(begin)

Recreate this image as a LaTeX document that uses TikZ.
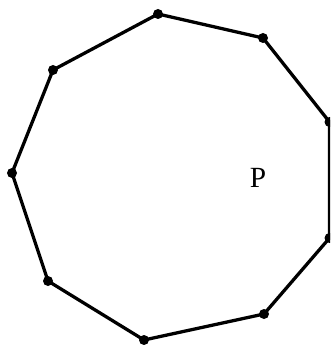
\documentclass[tikz,border=0pt]{standalone}
\usepackage{fontspec}
\setmainfont{Liberation Serif}
\begin{document}
\begin{tikzpicture}[x=0.03cm,y=-0.03cm,line cap=round,line join=round,
    edge/.style={line width=2.8pt},
    dot/.style={circle,fill,inner sep=0pt,minimum size=0.3cm}]
    \useasboundingbox (0,0) rectangle (330,345);
    \clip (0,0) rectangle (330,345);
    \coordinate (v1) at (158,14);
    \coordinate (v2) at (263,38);
    \coordinate (v3) at (329.5,122);
    \coordinate (v4) at (329.5,238);
    \coordinate (v5) at (264,314);
    \coordinate (v6) at (144,340);
    \coordinate (v7) at (48,281);
    \coordinate (v8) at (12,173);
    \coordinate (v9) at (53,70);
    \draw[edge] (v1) -- (v2) -- (v3) -- (v4) -- (v5) -- (v6) -- (v7) -- (v8) -- (v9) -- cycle;
    \foreach \v in {1,...,9}
      \node[dot] (d\v) at (v\v) {};
    \node (p) at (258,178) {\fontsize{25}{30}\selectfont P};
  \end{tikzpicture}
\end{document}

(end)

REQUIREMENTS
Reproduce the listing above exactly, excluding all pictures.

SOLUTION
Recreate this image as a LaTeX document that uses TikZ.
\documentclass[tikz,border=0pt]{standalone}
\usepackage{fontspec}
\setmainfont{Liberation Serif}
\begin{document}
\begin{tikzpicture}[x=0.03cm,y=-0.03cm,line cap=round,line join=round,
    edge/.style={line width=2.8pt},
    dot/.style={circle,fill,inner sep=0pt,minimum size=0.3cm}]
    \useasboundingbox (0,0) rectangle (330,345);
    \clip (0,0) rectangle (330,345);
    \coordinate (v1) at (158,14);
    \coordinate (v2) at (263,38);
    \coordinate (v3) at (329.5,122);
    \coordinate (v4) at (329.5,238);
    \coordinate (v5) at (264,314);
    \coordinate (v6) at (144,340);
    \coordinate (v7) at (48,281);
    \coordinate (v8) at (12,173);
    \coordinate (v9) at (53,70);
    \draw[edge] (v1) -- (v2) -- (v3) -- (v4) -- (v5) -- (v6) -- (v7) -- (v8) -- (v9) -- cycle;
    \foreach \v in {1,...,9}
      \node[dot] (d\v) at (v\v) {};
    \node (p) at (258,178) {\fontsize{25}{30}\selectfont P};
  \end{tikzpicture}
\end{document}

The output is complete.